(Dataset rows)
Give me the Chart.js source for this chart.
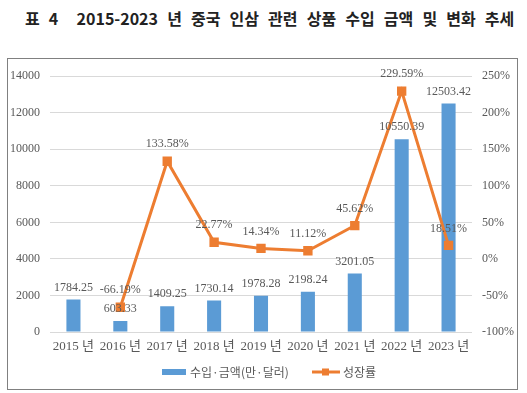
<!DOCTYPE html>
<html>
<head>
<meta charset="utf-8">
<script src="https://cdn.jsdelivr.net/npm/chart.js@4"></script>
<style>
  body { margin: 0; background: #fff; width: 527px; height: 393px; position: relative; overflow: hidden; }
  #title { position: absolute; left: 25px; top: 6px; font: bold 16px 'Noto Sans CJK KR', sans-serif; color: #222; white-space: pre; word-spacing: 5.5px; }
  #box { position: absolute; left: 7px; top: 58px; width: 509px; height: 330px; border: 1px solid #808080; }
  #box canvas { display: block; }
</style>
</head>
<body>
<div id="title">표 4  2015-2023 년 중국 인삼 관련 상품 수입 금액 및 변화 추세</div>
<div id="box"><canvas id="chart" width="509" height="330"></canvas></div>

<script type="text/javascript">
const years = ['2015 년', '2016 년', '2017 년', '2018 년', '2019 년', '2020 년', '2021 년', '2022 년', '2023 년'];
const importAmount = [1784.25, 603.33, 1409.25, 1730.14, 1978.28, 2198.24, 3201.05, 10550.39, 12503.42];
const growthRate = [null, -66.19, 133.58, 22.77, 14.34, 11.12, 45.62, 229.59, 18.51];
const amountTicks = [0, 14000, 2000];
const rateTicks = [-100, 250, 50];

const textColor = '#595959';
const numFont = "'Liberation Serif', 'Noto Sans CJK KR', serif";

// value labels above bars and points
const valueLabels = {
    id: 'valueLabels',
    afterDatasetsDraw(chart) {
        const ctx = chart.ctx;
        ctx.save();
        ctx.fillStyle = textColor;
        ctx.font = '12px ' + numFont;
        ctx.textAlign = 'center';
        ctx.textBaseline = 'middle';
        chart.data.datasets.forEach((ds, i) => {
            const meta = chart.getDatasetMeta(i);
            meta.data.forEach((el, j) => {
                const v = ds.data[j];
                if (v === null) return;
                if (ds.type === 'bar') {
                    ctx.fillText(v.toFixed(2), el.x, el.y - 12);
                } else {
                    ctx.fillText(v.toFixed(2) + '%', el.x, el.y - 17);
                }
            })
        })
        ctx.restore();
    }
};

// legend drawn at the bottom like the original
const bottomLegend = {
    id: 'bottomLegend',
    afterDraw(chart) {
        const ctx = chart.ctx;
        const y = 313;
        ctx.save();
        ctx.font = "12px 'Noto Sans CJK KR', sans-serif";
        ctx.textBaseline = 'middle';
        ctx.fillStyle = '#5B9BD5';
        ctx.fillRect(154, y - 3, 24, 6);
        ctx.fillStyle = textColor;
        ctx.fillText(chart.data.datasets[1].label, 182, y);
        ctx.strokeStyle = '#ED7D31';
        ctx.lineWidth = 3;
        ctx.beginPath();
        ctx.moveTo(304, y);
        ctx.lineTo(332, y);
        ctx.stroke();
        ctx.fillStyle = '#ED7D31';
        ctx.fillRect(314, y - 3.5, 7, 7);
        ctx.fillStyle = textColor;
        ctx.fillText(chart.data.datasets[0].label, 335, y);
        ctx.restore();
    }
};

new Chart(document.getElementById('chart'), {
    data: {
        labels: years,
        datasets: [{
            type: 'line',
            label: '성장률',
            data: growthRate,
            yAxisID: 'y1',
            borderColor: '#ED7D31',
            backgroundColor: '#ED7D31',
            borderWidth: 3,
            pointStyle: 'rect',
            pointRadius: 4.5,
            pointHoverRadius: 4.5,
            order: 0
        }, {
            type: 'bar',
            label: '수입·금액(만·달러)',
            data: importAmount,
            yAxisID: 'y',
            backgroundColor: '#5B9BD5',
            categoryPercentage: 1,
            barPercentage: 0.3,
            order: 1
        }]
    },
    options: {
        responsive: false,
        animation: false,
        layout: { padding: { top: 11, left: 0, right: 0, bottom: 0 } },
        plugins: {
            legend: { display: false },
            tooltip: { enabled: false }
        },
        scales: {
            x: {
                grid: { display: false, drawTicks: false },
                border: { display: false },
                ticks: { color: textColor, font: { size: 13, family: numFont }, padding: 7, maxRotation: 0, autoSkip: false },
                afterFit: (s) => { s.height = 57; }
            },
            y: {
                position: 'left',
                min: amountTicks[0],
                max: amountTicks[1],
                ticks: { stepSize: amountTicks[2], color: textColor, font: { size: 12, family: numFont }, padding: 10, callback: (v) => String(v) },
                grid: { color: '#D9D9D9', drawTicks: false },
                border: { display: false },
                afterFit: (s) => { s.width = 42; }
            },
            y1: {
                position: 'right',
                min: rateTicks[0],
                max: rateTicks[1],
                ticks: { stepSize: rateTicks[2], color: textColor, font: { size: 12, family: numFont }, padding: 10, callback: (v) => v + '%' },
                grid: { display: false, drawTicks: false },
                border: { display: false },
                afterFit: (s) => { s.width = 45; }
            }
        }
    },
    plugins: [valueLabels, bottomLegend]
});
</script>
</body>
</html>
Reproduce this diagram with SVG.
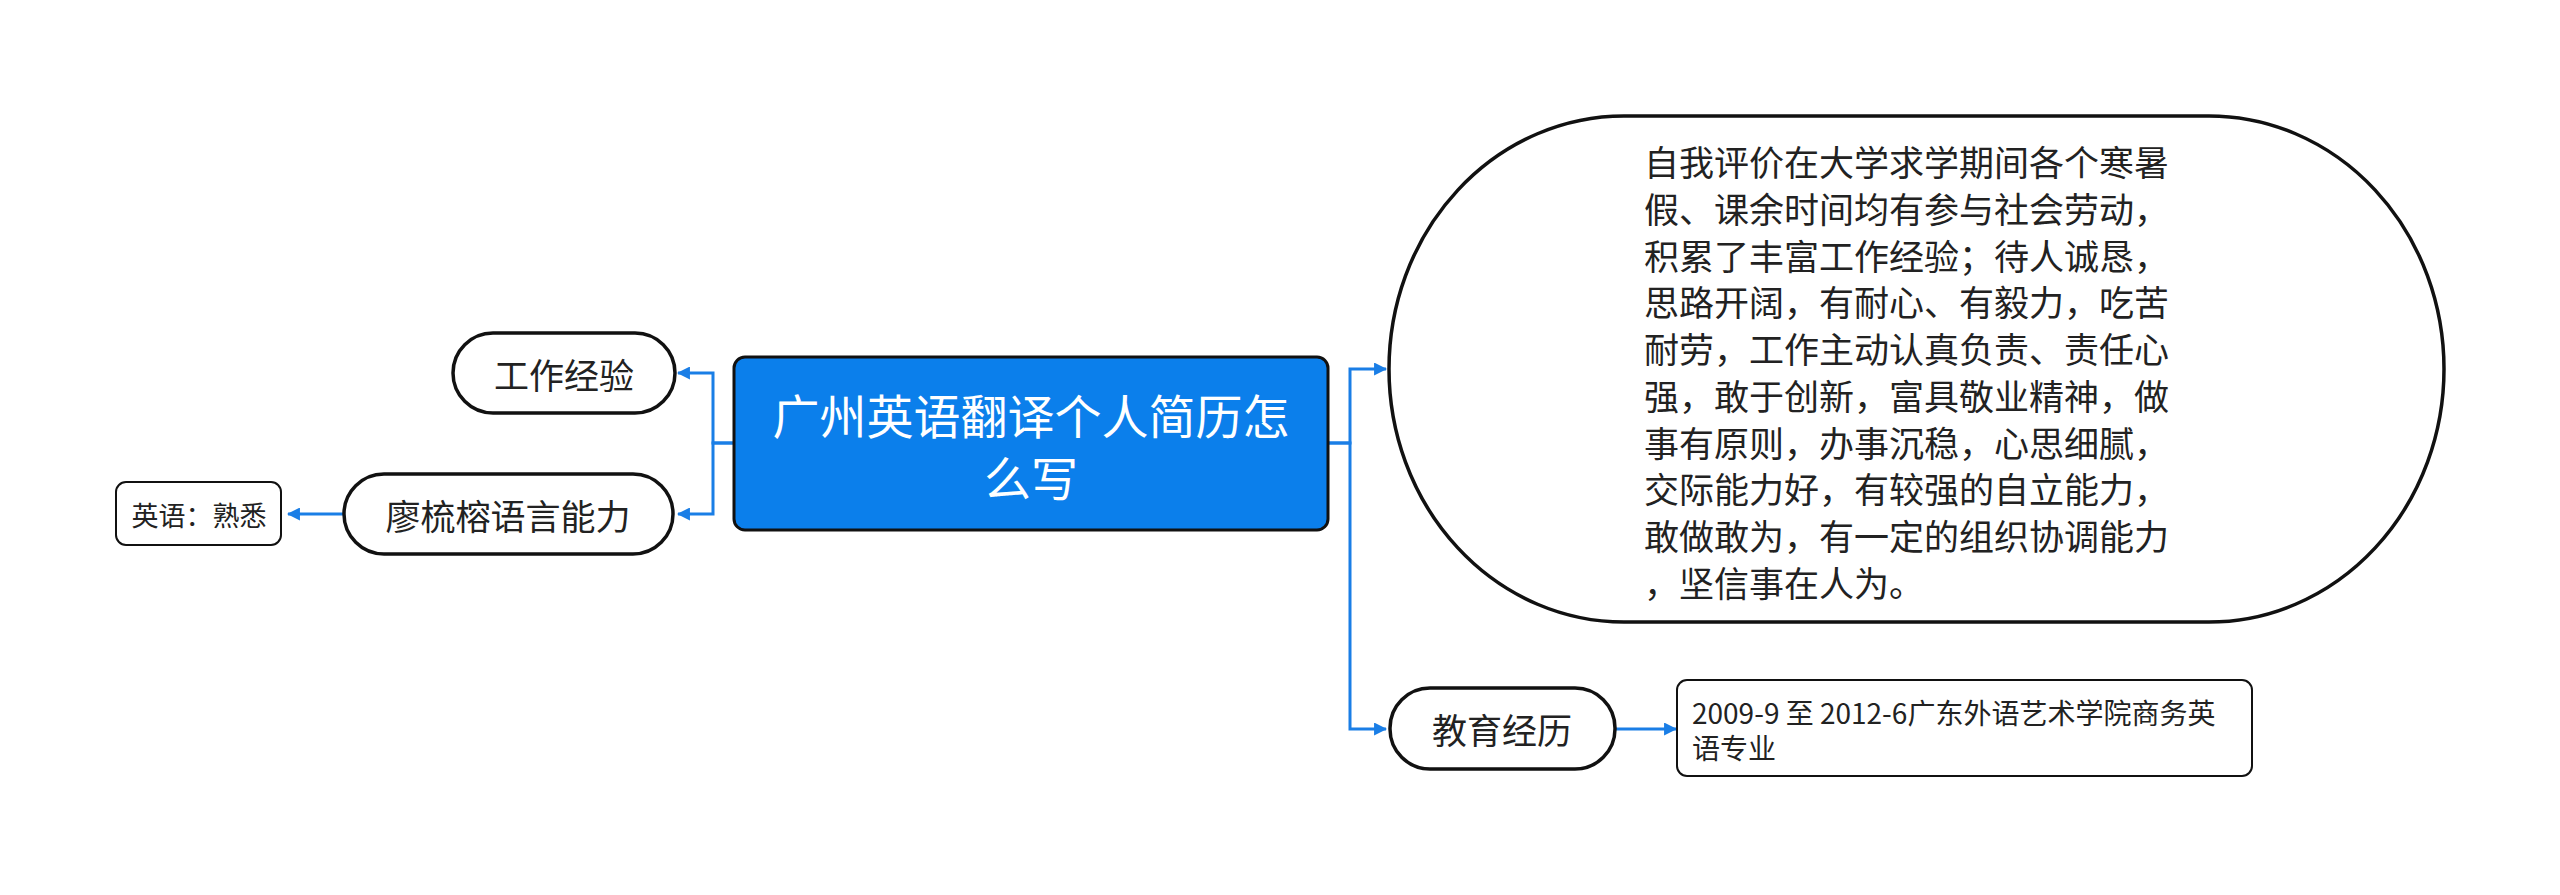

* **The request**
What is the number of lines in the listing that contain the string "this"? Reply with that number alone.

* **Correct output**
2